The partners have now “amicably resolved” their differences, according to a joint statement from their attorneys on Wednesday. They have mutually dismissed the case.

In other entertainment law news…

  • Halle Berry won't be featured in any more marketing for watchmaker ToyWatch S.p.A. The Extant star sued the Italian designer and its brand agents alleging they violated her publicity and privacy rights, trademark and slogan by using her in advertisements for their watches without her permission. ToyWatch then pursued the unusual defense of subpoenaing the actress’s "trade-out agreements," agreements she might have made with designers to gift her products, which the defense claimed could constitute implicit consent to appear in the designers' marketing materials. But the parties' attorneys announced last month that they were close to a settlement, and they submitted a permanent injunction and joint dismissal of the case to California federal judge John Kronstadt on Monday. ToyWatch denies wrongdoing, but agrees not to use Berry in its advertisements. The injunction comes months after Sandra Bullock settled a similar dispute with the same company.

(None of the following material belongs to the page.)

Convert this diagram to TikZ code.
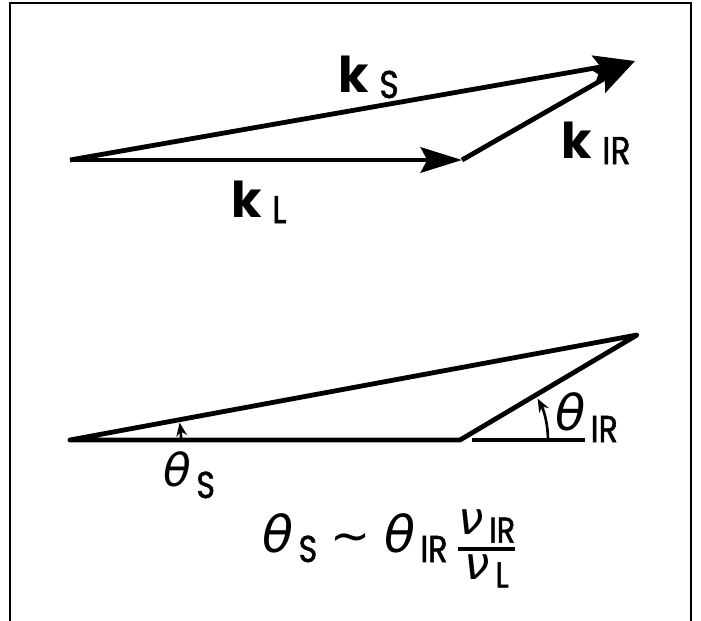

  • Condé Nast has agreed to pay $5.85 million to settle a class-action lawsuit filed by two former interns. The publisher was sued in June 2013 by Lauren Ballinger and Matthew Leib, who had interned at W Magazine and The New Yorker respectively, on behalf of about 7500 similarly situated former interns on claims that it had violated New York and federal labor laws by not paying them minimum wage. The settlement, if approved by the court, would comprise payments of $700 to $1900 to each plaintiff depending on the kind of internship the plaintiff had and if he or she received any pay. It follows NBCUniversal’s payoff of $6.4 million several weeks ago to end its own internship lawsuit, which was led by a former Saturday Night Live intern. Elite Model Management settled its internship lawsuit in January, while an array of similar lawsuits remain in play against Fox, Sony, Viacom, ICM and others. Condé Nast shuttered its internship program this year.
  • The judge who will hear Jay Z and Warner Music’s motion to dismiss a copyright infringement suit against the rapper has stated his skepticism toward plaintiff TufAmerica's claims. The litigious label sued Hova in November 2013 for allegedly sampling a single syllable — the word “oh”— in his 2009 hit "Run This Town." The label contends that the "oh" is ripped without permission from a song for which it has the copyright, Eddie Bo’s "Hook & Sling Part One." Jay Z moved to dismiss this September, and New York federal judge Lewis Kaplan will hear the motion argued on Nov. 19. But in his announcement of the hearing, Kaplan added, "As the Court has listened to the audio of the accused works a number of times without once discerning the alleged sample of the word 'oh,' plaintiff should be prepared to demonstrate its presence in appropriate, perceptible ways." If the rapper dodges this lawsuit, he’ll still have to deal with a more complicated infringement lawsuit over his sampling of an Egyptian tune in his early hit "Big Pimpin'," and he's fighting his sound engineer’s claims for recognition as a co-author on hits including "Big Pimpin'" and "Things That U Do."
  • The lawsuit from a bit-part actor in Titanic over back pay from the blockbuster is officially sunk. Vijay, professionally known as Abrax Lorini, has dropped his suit against the film’s production companies and distributors — including Paramount, Twentieth Century Fox and James Cameron's Lightstorm — weeks after a California federal judge threw overboard his claims of right of publicity and misappropriation of likeness. The actor claimed in his lawsuit that he’d been hired as an extra, but had been cast on the spot as the "Spindly Porter," which involved spending an additional 90 days on set, carrying luggage in a scene with Kathy Bates and reciting some dialogue. He should then have been given the opportunity to join the Screen Actors Guild, he alleged, which would have entitled him to foreign royalties, residuals from televised airings of the film and other back pay. He’s now dropped his remaining claims of concealment, unfair business practices and unjust enrichment.